I imagine they do have some degree of caching already - it would be very expensive to generate an archive every single time anyone in the world requests it. You are effectively proposing to keep things in the cache for eternity, but what is the benefit of doing that, compared to a more conventional cache invalidation strategy? It has multiple drawbacks:

* Your cache uses an ever-growing amount of storage, which you would otherwise be using to host repositories, so now repository hosting gets more expensive.
* After you have been doing this for a few years or so, the vast majority of your cache is holding data that nobody is ever going to look at again, so now you need to implement a hierarchical cache (i.e. push all the low-traffic files out to tape to cut down on costs).
* But retrieving a file from tape probably takes *longer* than just generating a fresh archive, so your cache isn't a cache anymore, it's a bottleneck.

Git archive generation meets Hyrum's law

Posted Feb 3, 2023 14:14 UTC (Fri) by agateau (subscriber, #57569) [Link] (1 responses)

Mmm, I just realized on-the-fly archives are available for *all* commits. I agree caching archives for those would be impractical.

Depending on them not ever changing was a bad idea.

Assuming the archives one can find in a GitHub releases would never change, on the other hand, sounds like a reasonable assumption. Those should be generated once. GitHub already lets you attach arbitrary files to a release, so an archive of the sources should not be a problem (he says without having any numbers). They could limit this to only creating archives for releases, not tags, to reduce the number of generated archives.

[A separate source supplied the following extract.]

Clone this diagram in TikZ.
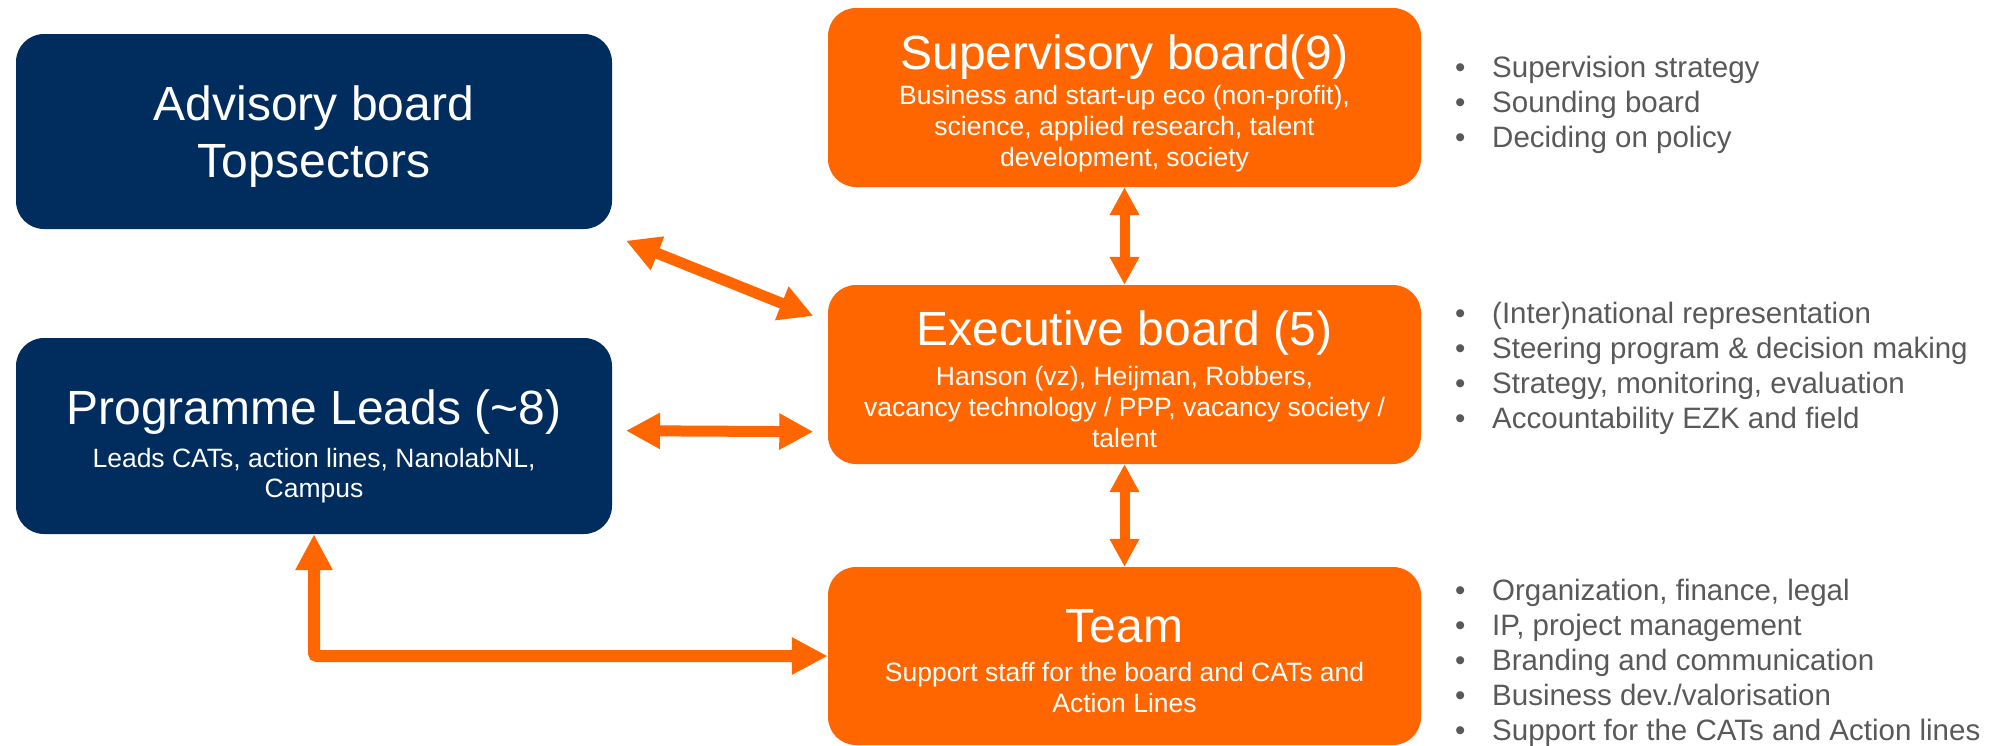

Git archive generation meets Hyrum's law

Posted Feb 3, 2023 14:38 UTC (Fri) by paulj (subscriber, #341) [Link]

Right, the issue is that random developers are configuring their build systems to download on-the-fly git-archives of arbitrary commits of projects. Rather than just doing a shallow clone of the git commit ID - which *IS* guaranteed to be stable, with cryptographic strength guarantees! (And many build systems, inc. CMake, etc., have modules to make it easy to specify build dependencies as git commits to checkout).

The people doing this are utterly clueless, and it's insanity to coddle them.

Git archive generation meets Hyrum's law

Posted Feb 2, 2023 19:30 UTC (Thu) by bnewbold (subscriber, #72587) [Link] (3 responses)

This was my response as well. Or at least, once an archive has been requested (downloaded), store that.

It occurs to me that I've been assuming that the original issue was with "release" archives (aka, git tag'd commits resulting in tarballs). If the issue has been with pulling archives of arbitrary git commits, i'm less sympathetic to the assumption of stability, as it does seem reasonable to generate those on-the-fly and not persist the result.

Git archive generation meets Hyrum's law

Posted Feb 3, 2023 7:38 UTC (Fri) by mb (subscriber, #50428) [Link] (2 responses)

>Or at least, once an archive has been requested (downloaded), store that.

That doesn't work.
It only takes one search engine bot to hit a large number of these generated links for your cache to explode.

Git archive generation meets Hyrum's law

Posted Feb 3, 2023 19:02 UTC (Fri) by mathstuf (subscriber, #69389) [Link] (1 responses)

These links are `nofollow`, right? Right? And ban bots trawling those with extreme prejudice.

`archive.org` might do it, but I suspect they weird far less DDoS power than a Google crawler.

Git archive generation meets Hyrum's law

Posted Feb 3, 2023 19:27 UTC (Fri) by pizza (subscriber, #46) [Link]

It's not really any one bot; it's that everyone and their cousin now has their own (nominally legit) crawler.

And then there are the distributed bots that spoof their identifier and really don't GaF about what robots.txt has in it.